In the material below, please retype the lines from the very first through the one with "plt.rcParams['font.size'] = 23", exactly and without pictures.
━━ DATASET EXCERPT ━━
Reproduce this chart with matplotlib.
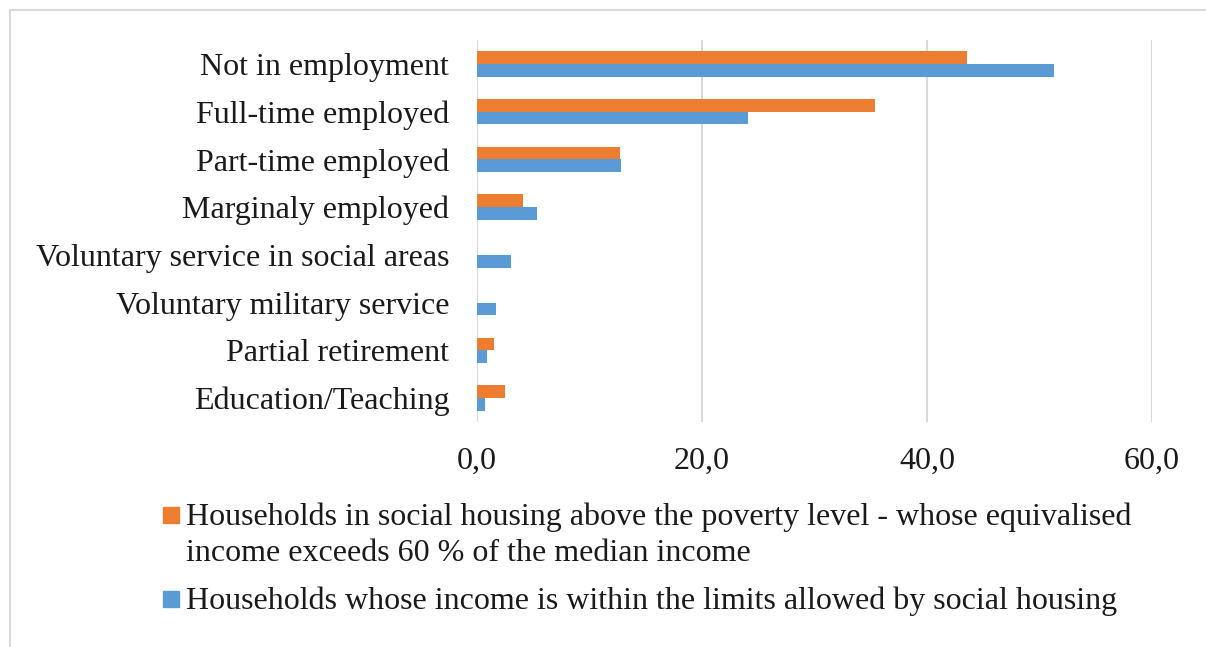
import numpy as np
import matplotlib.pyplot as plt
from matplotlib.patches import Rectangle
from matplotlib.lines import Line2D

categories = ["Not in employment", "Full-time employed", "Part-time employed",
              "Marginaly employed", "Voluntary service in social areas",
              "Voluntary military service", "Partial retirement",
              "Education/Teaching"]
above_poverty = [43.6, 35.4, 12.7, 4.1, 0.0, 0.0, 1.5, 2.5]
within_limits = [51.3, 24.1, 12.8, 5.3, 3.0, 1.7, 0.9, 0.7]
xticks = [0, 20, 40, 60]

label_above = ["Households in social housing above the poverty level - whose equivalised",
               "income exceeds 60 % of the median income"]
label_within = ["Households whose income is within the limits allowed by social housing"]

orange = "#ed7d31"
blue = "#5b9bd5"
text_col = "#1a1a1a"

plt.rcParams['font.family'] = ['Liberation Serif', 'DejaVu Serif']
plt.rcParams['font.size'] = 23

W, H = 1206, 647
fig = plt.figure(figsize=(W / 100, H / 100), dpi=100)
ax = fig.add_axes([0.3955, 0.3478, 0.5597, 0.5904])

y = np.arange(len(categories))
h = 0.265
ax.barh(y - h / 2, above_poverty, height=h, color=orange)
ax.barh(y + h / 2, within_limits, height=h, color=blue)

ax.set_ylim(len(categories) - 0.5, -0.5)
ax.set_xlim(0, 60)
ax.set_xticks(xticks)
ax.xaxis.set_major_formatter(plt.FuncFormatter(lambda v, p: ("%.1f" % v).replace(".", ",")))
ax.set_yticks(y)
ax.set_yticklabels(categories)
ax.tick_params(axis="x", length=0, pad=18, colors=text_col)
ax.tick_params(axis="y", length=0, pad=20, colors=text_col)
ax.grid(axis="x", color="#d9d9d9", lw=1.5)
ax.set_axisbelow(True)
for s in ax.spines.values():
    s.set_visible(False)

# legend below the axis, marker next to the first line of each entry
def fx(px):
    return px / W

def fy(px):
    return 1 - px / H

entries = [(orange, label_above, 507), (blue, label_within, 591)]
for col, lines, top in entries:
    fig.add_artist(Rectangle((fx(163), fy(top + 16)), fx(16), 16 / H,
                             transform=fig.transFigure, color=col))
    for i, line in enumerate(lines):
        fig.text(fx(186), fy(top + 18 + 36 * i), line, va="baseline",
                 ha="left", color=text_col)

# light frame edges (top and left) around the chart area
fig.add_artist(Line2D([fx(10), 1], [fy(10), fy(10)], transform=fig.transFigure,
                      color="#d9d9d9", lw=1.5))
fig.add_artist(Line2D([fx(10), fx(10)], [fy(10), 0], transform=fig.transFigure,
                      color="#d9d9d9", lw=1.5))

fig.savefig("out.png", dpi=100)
━━━
* [EXERCISE RESULT]
Reproduce this chart with matplotlib.
import numpy as np
import matplotlib.pyplot as plt
from matplotlib.patches import Rectangle
from matplotlib.lines import Line2D

categories = ["Not in employment", "Full-time employed", "Part-time employed",
              "Marginaly employed", "Voluntary service in social areas",
              "Voluntary military service", "Partial retirement",
              "Education/Teaching"]
above_poverty = [43.6, 35.4, 12.7, 4.1, 0.0, 0.0, 1.5, 2.5]
within_limits = [51.3, 24.1, 12.8, 5.3, 3.0, 1.7, 0.9, 0.7]
xticks = [0, 20, 40, 60]

label_above = ["Households in social housing above the poverty level - whose equivalised",
               "income exceeds 60 % of the median income"]
label_within = ["Households whose income is within the limits allowed by social housing"]

orange = "#ed7d31"
blue = "#5b9bd5"
text_col = "#1a1a1a"

plt.rcParams['font.family'] = ['Liberation Serif', 'DejaVu Serif']
plt.rcParams['font.size'] = 23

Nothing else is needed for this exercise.